In a time where one can be almost anywhere in the world in a day or two, the audience has to bring imagination to a play set in a time when travelers devoted a year to circumnavigating the globe.
Although Jules Verne was excited about the technological advancements in the 1850s, when there was a Society for the Encouragement of Aerial Locomotion by Means of Heavier-Than-Air-Craft, according to the Arvada Center program, he had to dream and write science fiction about new modes of travel.
He wrote about Phileas Fogg (Dustin Bronson), a mid-19th-century wealthy nerd, who made a wager with men at his London club that he could go “Around the World in 80 Days.” The Arvada Center presents Creede Repertory Theatre’s witty production of Mark Brown’s play, adapted from the novel, through Oct. 27. It is set in 1872 “in London and around the world.”
As lights go up, the stage has a raked platform with a single rose velvet chair centered on it. It will become a ship and other locations in rapid succession. India, Africa, Asia, Europe …
Fogg’s previous servant allows that he has just been fired because the shaving water was the wrong temperature for his excessively structured employer.
A replacement, the French Passepartout (Graham Ward), appears, ready to go to work — and to travel, he learns, since Fogg has just made his 20,000-pound bet. He wears his grandfather’s fine watch, which cannot possibly be wrong, he insists. He keeps it on London time through the trip and there is talk throughout about what time it is — a key to the ending.
That simple platform becomes many destinations as the imaginative choreography by director Charlie Oates carries it to distant lands. The other scenic prop is a large cabinet that becomes an office for all sorts of characters, mostly played by the versatile Patrick Du Laney, with lightening-fast costume changes.

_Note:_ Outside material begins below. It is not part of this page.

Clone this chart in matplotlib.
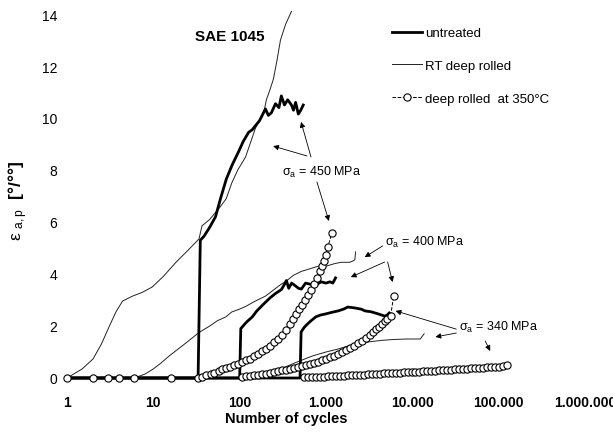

John Arp plays Detective Fix (and others) trailing after Fogg with an arrest warrant. His comic talents are in top form. Caitlin Wise is the fifth member of this talented cast. Among other roles, she is the lovely Aouda, whom Fogg rescues from some Bedouins and, of course, falls for.
Fogg remains himself, but other characters in a variety of costumes and with assorted accents, swirl in and out of a fast-moving story. The audience cheered in several especially cleverly staged scenes.
Crisp dialogue, imaginative costumes and precise direction contribute to a well-produced bit of time travel. Suitable for children age 9 and over.